-- Start Working data --

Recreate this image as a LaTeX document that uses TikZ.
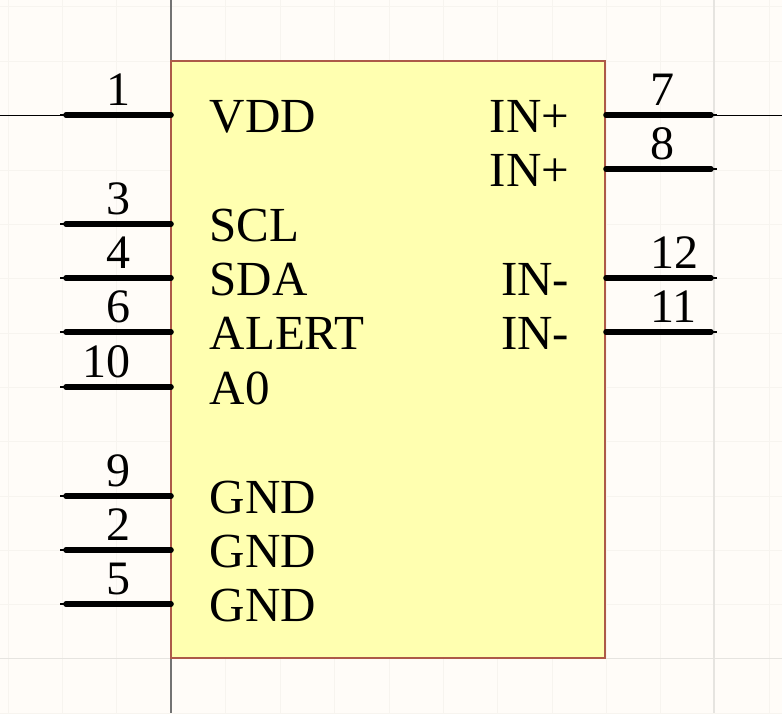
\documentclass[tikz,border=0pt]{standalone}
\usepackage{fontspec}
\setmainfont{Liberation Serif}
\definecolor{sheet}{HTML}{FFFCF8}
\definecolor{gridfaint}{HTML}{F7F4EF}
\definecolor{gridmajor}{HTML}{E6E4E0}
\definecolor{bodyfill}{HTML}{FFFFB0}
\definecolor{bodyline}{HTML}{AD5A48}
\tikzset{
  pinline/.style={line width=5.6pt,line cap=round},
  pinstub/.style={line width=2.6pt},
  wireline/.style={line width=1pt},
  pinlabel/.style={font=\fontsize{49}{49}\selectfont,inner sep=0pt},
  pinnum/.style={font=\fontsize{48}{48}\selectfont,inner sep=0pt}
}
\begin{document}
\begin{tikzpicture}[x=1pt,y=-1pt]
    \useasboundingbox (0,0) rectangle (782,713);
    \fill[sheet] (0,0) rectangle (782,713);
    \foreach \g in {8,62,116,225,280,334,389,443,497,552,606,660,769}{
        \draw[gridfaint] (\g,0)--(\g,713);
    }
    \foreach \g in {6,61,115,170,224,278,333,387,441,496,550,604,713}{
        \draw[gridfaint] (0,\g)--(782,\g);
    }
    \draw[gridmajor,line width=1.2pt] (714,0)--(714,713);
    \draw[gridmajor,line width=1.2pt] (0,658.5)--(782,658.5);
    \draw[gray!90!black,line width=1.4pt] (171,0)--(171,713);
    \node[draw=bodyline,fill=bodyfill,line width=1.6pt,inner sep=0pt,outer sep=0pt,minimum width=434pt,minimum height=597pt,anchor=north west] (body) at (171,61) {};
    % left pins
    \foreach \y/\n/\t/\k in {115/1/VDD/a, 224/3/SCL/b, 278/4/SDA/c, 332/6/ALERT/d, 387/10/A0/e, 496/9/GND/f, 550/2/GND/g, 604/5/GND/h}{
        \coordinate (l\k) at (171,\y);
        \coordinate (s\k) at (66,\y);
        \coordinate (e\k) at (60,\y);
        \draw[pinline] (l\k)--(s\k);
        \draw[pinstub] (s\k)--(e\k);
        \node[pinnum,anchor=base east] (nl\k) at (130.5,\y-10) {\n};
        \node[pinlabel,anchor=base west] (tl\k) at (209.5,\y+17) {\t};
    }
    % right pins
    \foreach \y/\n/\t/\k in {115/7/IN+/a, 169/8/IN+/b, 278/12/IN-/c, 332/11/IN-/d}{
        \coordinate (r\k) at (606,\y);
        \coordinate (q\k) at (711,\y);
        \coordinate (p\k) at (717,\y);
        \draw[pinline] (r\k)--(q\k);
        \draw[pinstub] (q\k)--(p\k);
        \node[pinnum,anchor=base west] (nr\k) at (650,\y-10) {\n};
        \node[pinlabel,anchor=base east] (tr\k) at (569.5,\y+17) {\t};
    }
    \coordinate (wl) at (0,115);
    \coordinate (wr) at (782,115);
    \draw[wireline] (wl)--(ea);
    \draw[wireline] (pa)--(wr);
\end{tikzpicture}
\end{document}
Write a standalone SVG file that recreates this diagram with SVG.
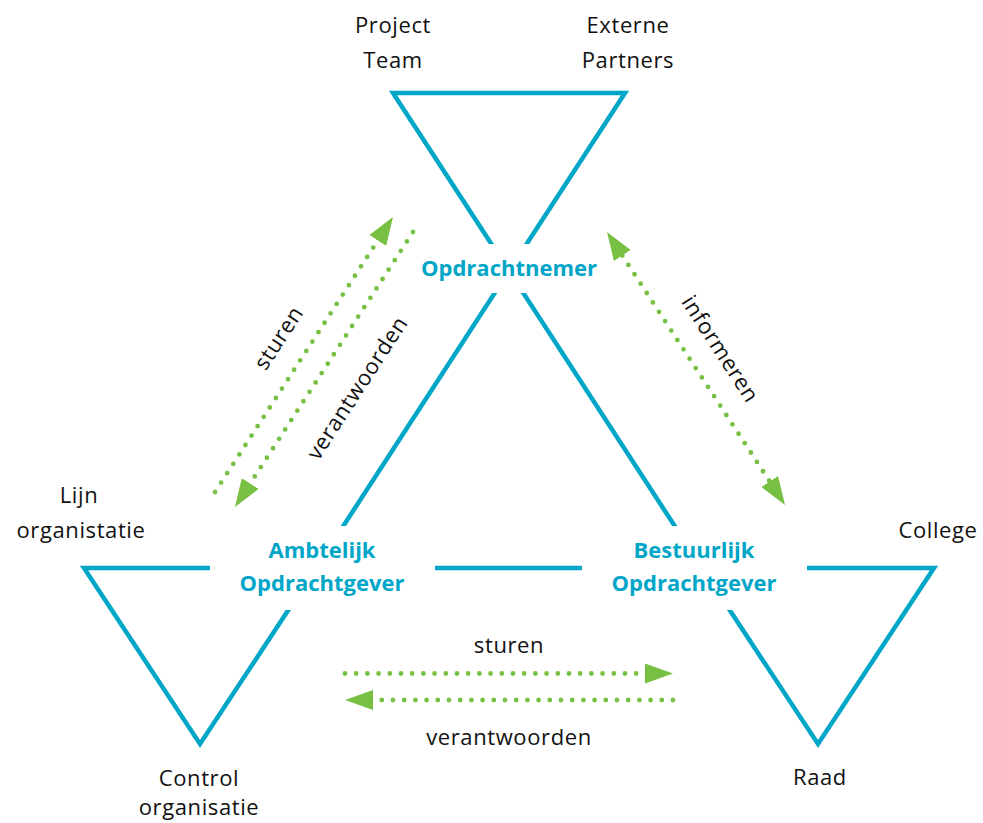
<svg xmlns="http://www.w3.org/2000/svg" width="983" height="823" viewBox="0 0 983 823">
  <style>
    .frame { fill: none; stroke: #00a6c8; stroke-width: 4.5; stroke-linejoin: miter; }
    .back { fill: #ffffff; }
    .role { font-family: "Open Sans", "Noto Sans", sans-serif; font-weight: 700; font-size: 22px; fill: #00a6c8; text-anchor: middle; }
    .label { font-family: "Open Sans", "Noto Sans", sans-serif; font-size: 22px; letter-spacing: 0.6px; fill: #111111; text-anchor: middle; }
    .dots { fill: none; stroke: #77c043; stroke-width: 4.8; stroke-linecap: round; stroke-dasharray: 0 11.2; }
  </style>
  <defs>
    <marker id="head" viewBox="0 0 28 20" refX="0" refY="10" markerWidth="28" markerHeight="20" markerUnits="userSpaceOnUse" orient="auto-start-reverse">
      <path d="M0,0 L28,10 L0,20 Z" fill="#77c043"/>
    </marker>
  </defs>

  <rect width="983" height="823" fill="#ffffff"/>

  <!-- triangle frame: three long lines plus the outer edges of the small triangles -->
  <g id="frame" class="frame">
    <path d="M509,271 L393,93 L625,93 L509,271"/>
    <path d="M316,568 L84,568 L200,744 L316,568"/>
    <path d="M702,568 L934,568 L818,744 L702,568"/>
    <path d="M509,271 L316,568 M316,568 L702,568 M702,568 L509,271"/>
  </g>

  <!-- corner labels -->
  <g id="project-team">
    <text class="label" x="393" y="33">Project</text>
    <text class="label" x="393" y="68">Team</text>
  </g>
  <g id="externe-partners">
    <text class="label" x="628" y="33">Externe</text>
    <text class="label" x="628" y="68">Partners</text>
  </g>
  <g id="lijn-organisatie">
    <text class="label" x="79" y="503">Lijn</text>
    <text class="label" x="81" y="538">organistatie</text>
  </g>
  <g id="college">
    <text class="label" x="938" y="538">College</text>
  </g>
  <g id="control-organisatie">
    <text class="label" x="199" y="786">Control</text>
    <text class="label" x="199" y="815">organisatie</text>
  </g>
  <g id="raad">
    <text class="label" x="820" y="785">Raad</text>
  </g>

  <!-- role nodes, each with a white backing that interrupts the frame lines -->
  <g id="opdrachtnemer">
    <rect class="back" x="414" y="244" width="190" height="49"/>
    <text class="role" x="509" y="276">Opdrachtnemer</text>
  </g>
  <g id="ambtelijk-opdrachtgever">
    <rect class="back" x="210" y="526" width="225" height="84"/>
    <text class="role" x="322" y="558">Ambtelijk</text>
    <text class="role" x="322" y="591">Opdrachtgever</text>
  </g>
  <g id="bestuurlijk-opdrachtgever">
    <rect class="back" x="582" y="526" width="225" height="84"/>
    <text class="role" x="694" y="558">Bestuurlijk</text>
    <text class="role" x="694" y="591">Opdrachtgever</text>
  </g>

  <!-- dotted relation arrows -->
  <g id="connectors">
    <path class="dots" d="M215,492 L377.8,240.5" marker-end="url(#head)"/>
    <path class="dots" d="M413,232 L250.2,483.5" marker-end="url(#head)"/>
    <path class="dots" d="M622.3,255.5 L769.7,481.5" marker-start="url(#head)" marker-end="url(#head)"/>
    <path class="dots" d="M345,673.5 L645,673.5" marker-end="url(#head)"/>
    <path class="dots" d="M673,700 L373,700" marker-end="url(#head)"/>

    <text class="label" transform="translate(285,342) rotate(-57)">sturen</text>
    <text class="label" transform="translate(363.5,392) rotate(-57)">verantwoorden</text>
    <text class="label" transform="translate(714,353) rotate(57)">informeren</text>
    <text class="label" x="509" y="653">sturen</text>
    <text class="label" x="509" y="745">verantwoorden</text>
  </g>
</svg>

-- End Working data --

Set exercise: Reproduce every line above as written, skipping pictures.

Result for this task:
Recreate this image as a LaTeX document that uses TikZ.
\documentclass[tikz,border=0pt]{standalone}
\usepackage{fontspec}
\setmainfont{Liberation Serif}
\definecolor{sheet}{HTML}{FFFCF8}
\definecolor{gridfaint}{HTML}{F7F4EF}
\definecolor{gridmajor}{HTML}{E6E4E0}
\definecolor{bodyfill}{HTML}{FFFFB0}
\definecolor{bodyline}{HTML}{AD5A48}
\tikzset{
  pinline/.style={line width=5.6pt,line cap=round},
  pinstub/.style={line width=2.6pt},
  wireline/.style={line width=1pt},
  pinlabel/.style={font=\fontsize{49}{49}\selectfont,inner sep=0pt},
  pinnum/.style={font=\fontsize{48}{48}\selectfont,inner sep=0pt}
}
\begin{document}
\begin{tikzpicture}[x=1pt,y=-1pt]
    \useasboundingbox (0,0) rectangle (782,713);
    \fill[sheet] (0,0) rectangle (782,713);
    \foreach \g in {8,62,116,225,280,334,389,443,497,552,606,660,769}{
        \draw[gridfaint] (\g,0)--(\g,713);
    }
    \foreach \g in {6,61,115,170,224,278,333,387,441,496,550,604,713}{
        \draw[gridfaint] (0,\g)--(782,\g);
    }
    \draw[gridmajor,line width=1.2pt] (714,0)--(714,713);
    \draw[gridmajor,line width=1.2pt] (0,658.5)--(782,658.5);
    \draw[gray!90!black,line width=1.4pt] (171,0)--(171,713);
    \node[draw=bodyline,fill=bodyfill,line width=1.6pt,inner sep=0pt,outer sep=0pt,minimum width=434pt,minimum height=597pt,anchor=north west] (body) at (171,61) {};
    % left pins
    \foreach \y/\n/\t/\k in {115/1/VDD/a, 224/3/SCL/b, 278/4/SDA/c, 332/6/ALERT/d, 387/10/A0/e, 496/9/GND/f, 550/2/GND/g, 604/5/GND/h}{
        \coordinate (l\k) at (171,\y);
        \coordinate (s\k) at (66,\y);
        \coordinate (e\k) at (60,\y);
        \draw[pinline] (l\k)--(s\k);
        \draw[pinstub] (s\k)--(e\k);
        \node[pinnum,anchor=base east] (nl\k) at (130.5,\y-10) {\n};
        \node[pinlabel,anchor=base west] (tl\k) at (209.5,\y+17) {\t};
    }
    % right pins
    \foreach \y/\n/\t/\k in {115/7/IN+/a, 169/8/IN+/b, 278/12/IN-/c, 332/11/IN-/d}{
        \coordinate (r\k) at (606,\y);
        \coordinate (q\k) at (711,\y);
        \coordinate (p\k) at (717,\y);
        \draw[pinline] (r\k)--(q\k);
        \draw[pinstub] (q\k)--(p\k);
        \node[pinnum,anchor=base west] (nr\k) at (650,\y-10) {\n};
        \node[pinlabel,anchor=base east] (tr\k) at (569.5,\y+17) {\t};
    }
    \coordinate (wl) at (0,115);
    \coordinate (wr) at (782,115);
    \draw[wireline] (wl)--(ea);
    \draw[wireline] (pa)--(wr);
\end{tikzpicture}
\end{document}
Write a standalone SVG file that recreates this diagram with SVG.
<svg xmlns="http://www.w3.org/2000/svg" width="983" height="823" viewBox="0 0 983 823">
  <style>
    .frame { fill: none; stroke: #00a6c8; stroke-width: 4.5; stroke-linejoin: miter; }
    .back { fill: #ffffff; }
    .role { font-family: "Open Sans", "Noto Sans", sans-serif; font-weight: 700; font-size: 22px; fill: #00a6c8; text-anchor: middle; }
    .label { font-family: "Open Sans", "Noto Sans", sans-serif; font-size: 22px; letter-spacing: 0.6px; fill: #111111; text-anchor: middle; }
    .dots { fill: none; stroke: #77c043; stroke-width: 4.8; stroke-linecap: round; stroke-dasharray: 0 11.2; }
  </style>
  <defs>
    <marker id="head" viewBox="0 0 28 20" refX="0" refY="10" markerWidth="28" markerHeight="20" markerUnits="userSpaceOnUse" orient="auto-start-reverse">
      <path d="M0,0 L28,10 L0,20 Z" fill="#77c043"/>
    </marker>
  </defs>

  <rect width="983" height="823" fill="#ffffff"/>

  <!-- triangle frame: three long lines plus the outer edges of the small triangles -->
  <g id="frame" class="frame">
    <path d="M509,271 L393,93 L625,93 L509,271"/>
    <path d="M316,568 L84,568 L200,744 L316,568"/>
    <path d="M702,568 L934,568 L818,744 L702,568"/>
    <path d="M509,271 L316,568 M316,568 L702,568 M702,568 L509,271"/>
  </g>

  <!-- corner labels -->
  <g id="project-team">
    <text class="label" x="393" y="33">Project</text>
    <text class="label" x="393" y="68">Team</text>
  </g>
  <g id="externe-partners">
    <text class="label" x="628" y="33">Externe</text>
    <text class="label" x="628" y="68">Partners</text>
  </g>
  <g id="lijn-organisatie">
    <text class="label" x="79" y="503">Lijn</text>
    <text class="label" x="81" y="538">organistatie</text>
  </g>
  <g id="college">
    <text class="label" x="938" y="538">College</text>
  </g>
  <g id="control-organisatie">
    <text class="label" x="199" y="786">Control</text>
    <text class="label" x="199" y="815">organisatie</text>
  </g>
  <g id="raad">
    <text class="label" x="820" y="785">Raad</text>
  </g>

  <!-- role nodes, each with a white backing that interrupts the frame lines -->
  <g id="opdrachtnemer">
    <rect class="back" x="414" y="244" width="190" height="49"/>
    <text class="role" x="509" y="276">Opdrachtnemer</text>
  </g>
  <g id="ambtelijk-opdrachtgever">
    <rect class="back" x="210" y="526" width="225" height="84"/>
    <text class="role" x="322" y="558">Ambtelijk</text>
    <text class="role" x="322" y="591">Opdrachtgever</text>
  </g>
  <g id="bestuurlijk-opdrachtgever">
    <rect class="back" x="582" y="526" width="225" height="84"/>
    <text class="role" x="694" y="558">Bestuurlijk</text>
    <text class="role" x="694" y="591">Opdrachtgever</text>
  </g>

  <!-- dotted relation arrows -->
  <g id="connectors">
    <path class="dots" d="M215,492 L377.8,240.5" marker-end="url(#head)"/>
    <path class="dots" d="M413,232 L250.2,483.5" marker-end="url(#head)"/>
    <path class="dots" d="M622.3,255.5 L769.7,481.5" marker-start="url(#head)" marker-end="url(#head)"/>
    <path class="dots" d="M345,673.5 L645,673.5" marker-end="url(#head)"/>
    <path class="dots" d="M673,700 L373,700" marker-end="url(#head)"/>

    <text class="label" transform="translate(285,342) rotate(-57)">sturen</text>
    <text class="label" transform="translate(363.5,392) rotate(-57)">verantwoorden</text>
    <text class="label" transform="translate(714,353) rotate(57)">informeren</text>
    <text class="label" x="509" y="653">sturen</text>
    <text class="label" x="509" y="745">verantwoorden</text>
  </g>
</svg>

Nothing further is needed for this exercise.